As her sister Ismene points out, Antigone's actions defy expectations for women in Thebes. Ismene says, "We are women ... We must obey. We have no strength to defy the state." Obedience is the expectation for women, but her statement implies that if they were men, if they had physical power, they might have some kind of recourse against Creon's edict. Antigone has little in her backstory to indicate she cares much about cultural expectations. She does not seem to give much thought to the social stigma associated with her father's shame. When Creon exiles the disgraced Oedipus, she travels with the weak old man to Athens, braving the outside world because she believes it is right to help her father. Ismene, although loyal to her father's interests, remains safe in Thebes. Ismene is not cowardly. When she learns that her sister is to be executed, Ismene attempts to stand with Antigone, but Ismene's instincts lead her to conform to social expectations, unlike her sister.
The story of "The Seven Against Thebes" provides more evidence of Theseus's wisdom and heroism, first introduced in Part 3, Chapter 2. By this time in Theseus's reign, his reputation as a reasonable and fair ruler is well established, which is why Adrastus goes to him for help. Even though Theseus recognizes that Creon is wrong, he is understandably reluctant to involve his people in a conflict that does not directly concern them. His mother, Aethra, reveals where Theseus gets his superior sense of reason by reminding her son of the higher law he must serve by facilitating these burials—the same higher law Antigone dies serving in the previous section of Part 5, Chapter 2. Theseus wisely consults his people before making a final decision, knowing the Athenians will bear the consequence of his decision. The Athenians prove themselves worthy of self-governance with their own willingness to honor the higher principle of honoring the dead. That these men died in a rebellion against a sitting ruler is immaterial to Theseus and the people of Athens; they still deserve proper burials.

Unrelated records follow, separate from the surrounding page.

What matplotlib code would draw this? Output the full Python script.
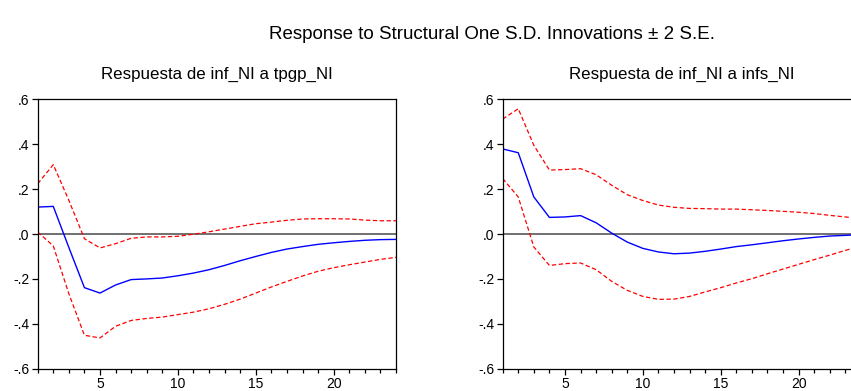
import matplotlib.pyplot as plt
from matplotlib.ticker import FixedLocator, FuncFormatter

plt.rcParams["font.family"] = ["Liberation Sans", "DejaVu Sans"]

# ----------------------------
# Datos
# ----------------------------
periodos = list(range(1, 25))

# Respuesta de inf_NI a tpgp_NI
resp_tpgp = [0.120, 0.123, -0.060, -0.239, -0.263, -0.227, -0.203, -0.200,
             -0.196, -0.186, -0.174, -0.159, -0.140, -0.119, -0.100, -0.082,
             -0.067, -0.056, -0.046, -0.039, -0.033, -0.028, -0.025, -0.024]
sup_tpgp = [0.224, 0.309, 0.150, -0.021, -0.062, -0.043, -0.019, -0.013,
            -0.013, -0.010, -0.001, 0.010, 0.022, 0.034, 0.046, 0.053,
            0.061, 0.067, 0.068, 0.068, 0.067, 0.062, 0.059, 0.059]
inf_tpgp = [0.009, -0.053, -0.266, -0.451, -0.463, -0.411, -0.385, -0.376,
            -0.370, -0.359, -0.348, -0.333, -0.313, -0.290, -0.263, -0.236,
            -0.211, -0.187, -0.166, -0.150, -0.137, -0.125, -0.113, -0.104]

# Respuesta de inf_NI a infs_NI
resp_infs = [0.379, 0.362, 0.165, 0.074, 0.076, 0.082, 0.050, 0.004,
             -0.036, -0.064, -0.080, -0.088, -0.085, -0.077, -0.067, -0.056,
             -0.048, -0.039, -0.030, -0.022, -0.015, -0.009, -0.006, -0.003]
sup_infs = [0.512, 0.558, 0.395, 0.285, 0.287, 0.291, 0.264, 0.217,
            0.175, 0.149, 0.129, 0.119, 0.114, 0.113, 0.111, 0.111,
            0.108, 0.105, 0.101, 0.097, 0.091, 0.083, 0.076, 0.068]
inf_infs = [0.247, 0.165, -0.058, -0.140, -0.132, -0.129, -0.159, -0.211,
            -0.251, -0.278, -0.291, -0.290, -0.278, -0.258, -0.239, -0.218,
            -0.199, -0.177, -0.156, -0.135, -0.114, -0.094, -0.073, -0.053]

titulos = ["Respuesta de inf_NI a tpgp_NI", "Respuesta de inf_NI a infs_NI"]
y_ticks = [-0.6, -0.4, -0.2, 0.0, 0.2, 0.4, 0.6]
x_ticks = [5, 10, 15, 20]


def fmt_y(v, pos):
    s = f"{v:.1f}".replace("0.", ".")
    return s


fig = plt.figure(figsize=(8.51, 3.91), dpi=100)
fig.text(0.578, 0.913, "Response to Structural One S.D. Innovations \u00b1 2 S.E.",
         ha="center", va="center", fontsize=13.5)

posiciones = [[0.0443, 0.057, 0.421, 0.689], [0.5907, 0.057, 0.421, 0.689]]
series = [(resp_tpgp, sup_tpgp, inf_tpgp), (resp_infs, sup_infs, inf_infs)]

for pos, titulo, (resp, sup, inf) in zip(posiciones, titulos, series):
    ax = fig.add_axes(pos)
    ax.axhline(0, color="#707070", lw=1.4, zorder=1)
    ax.plot(periodos, sup, color="red", ls=(0, (3.5, 2)), lw=0.9)
    ax.plot(periodos, inf, color="red", ls=(0, (3.5, 2)), lw=0.9)
    ax.plot(periodos, resp, color="blue", lw=1.0)
    ax.set_xlim(1, 24)
    ax.set_ylim(-0.6, 0.6)
    ax.yaxis.set_major_locator(FixedLocator(y_ticks))
    ax.yaxis.set_major_formatter(FuncFormatter(fmt_y))
    ax.xaxis.set_major_locator(FixedLocator(x_ticks))
    ax.xaxis.set_minor_locator(FixedLocator(periodos))
    ax.tick_params(axis="both", which="major", direction="out", length=4,
                   width=0.9, labelsize=10, pad=2)
    ax.tick_params(axis="x", which="minor", direction="out", length=3, width=0.9)
    ax.tick_params(top=False, right=False)
    for sp in ax.spines.values():
        sp.set_linewidth(0.9)
    ax.set_title(titulo, fontsize=12.2, pad=15)

fig.savefig("out.png", dpi=100)
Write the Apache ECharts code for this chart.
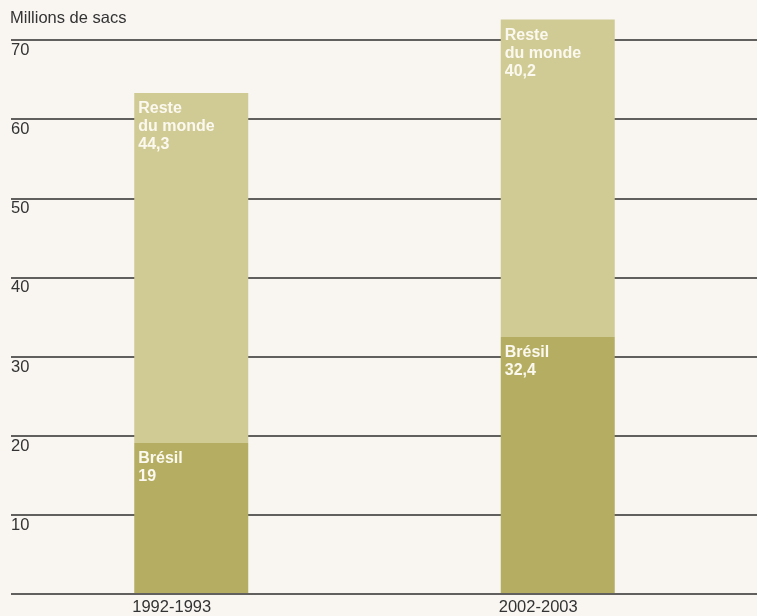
<!DOCTYPE html>
<html>
<head>
<meta charset="utf-8">
<script src="https://cdn.jsdelivr.net/npm/echarts@6/dist/echarts.min.js"></script>
<style>
  html, body { margin: 0; padding: 0; background: #f9f6f2; }
  #chart { width: 757px; height: 616px; }
</style>
</head>
<body>
<div id="chart"></div>
<script>
const categories = ['1992-1993', '2002-2003'];
const bresil = [19, 32.4];
const resteDuMonde = [44.3, 40.2];
const yTicks = [0, 10, 20, 30, 40, 50, 60, 70];

const FONT = '"Liberation Sans", Arial, sans-serif';
const fmt = v => String(v).replace('.', ',');

const chart = echarts.init(document.getElementById('chart'), null, { renderer: 'canvas' });
chart.setOption({
  backgroundColor: '#f9f6f2',
  animation: false,
  title: {
    text: 'Millions de sacs',
    left: 10, top: 10, padding: 0,
    textStyle: { fontFamily: FONT, fontSize: 16.5, fontWeight: 'normal', color: '#333' }
  },
  grid: [
    { left: 11, right: 0, top: 40, bottom: 22 },
    { left: 8, width: 733, top: 40, bottom: 22 }
  ],
  xAxis: [
    { gridIndex: 0, type: 'category', data: categories, show: false },
    {
      gridIndex: 1, type: 'category', data: categories,
      axisLine: { show: false }, axisTick: { show: false },
      axisLabel: {
        margin: 6, fontFamily: FONT, fontSize: 16.5, color: '#333',
        align: 'left', padding: [0, 0, 0, -59]
      }
    }
  ],
  yAxis: [
    {
      gridIndex: 0, type: 'value', min: yTicks[0], max: yTicks[yTicks.length - 1], interval: 10,
      axisLine: { show: false }, axisTick: { show: false },
      splitLine: { show: true, lineStyle: { color: '#2e2e2e', width: 1.6 } },
      axisLabel: {
        inside: true, margin: 0, align: 'left', verticalAlign: 'top', padding: [2, 0, 0, 0],
        fontFamily: FONT, fontSize: 16.5, color: '#333',
        formatter: v => (v === 0 ? '' : String(v))
      }
    },
    { gridIndex: 1, type: 'value', min: yTicks[0], max: yTicks[yTicks.length - 1], interval: 10, show: false, splitLine: { show: false } }
  ],
  series: [
    {
      name: 'Brésil', type: 'bar', stack: 'total', xAxisIndex: 1, yAxisIndex: 1,
      data: bresil, barWidth: 114, clip: false,
      itemStyle: { color: '#b5ae62' },
      label: {
        show: true, position: [4, 7], align: 'left', verticalAlign: 'top',
        fontFamily: FONT, fontSize: 16, fontWeight: 'bold', lineHeight: 18, color: '#fbf9ef',
        formatter: p => 'Brésil\n' + fmt(p.value)
      }
    },
    {
      name: 'Reste du monde', type: 'bar', stack: 'total', xAxisIndex: 1, yAxisIndex: 1,
      data: resteDuMonde, barWidth: 114, clip: false,
      itemStyle: { color: '#d0ca94' },
      label: {
        show: true, position: [4, 7], align: 'left', verticalAlign: 'top',
        fontFamily: FONT, fontSize: 16, fontWeight: 'bold', lineHeight: 18, color: '#fbf9ef',
        formatter: p => 'Reste\ndu monde\n' + fmt(p.value)
      }
    }
  ]
});
</script>
</body>
</html>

Once Theseus has conquered Thebes, he could easily take control of the city, but again he proves himself an ideal ruler. He is no tyrant, and he has no interest in expanding his power through an opportunistic move. He does only what he has vowed to do, seeing to the proper rites for the dead soldiers and then moving his troops back to Athens. Yet, the fate of Thebes shows that Creon's actions still carry weight and must be punished. The sons of the dead soldiers do not forget how Creon wronged their fathers and seek justice by destroying the city when they become men.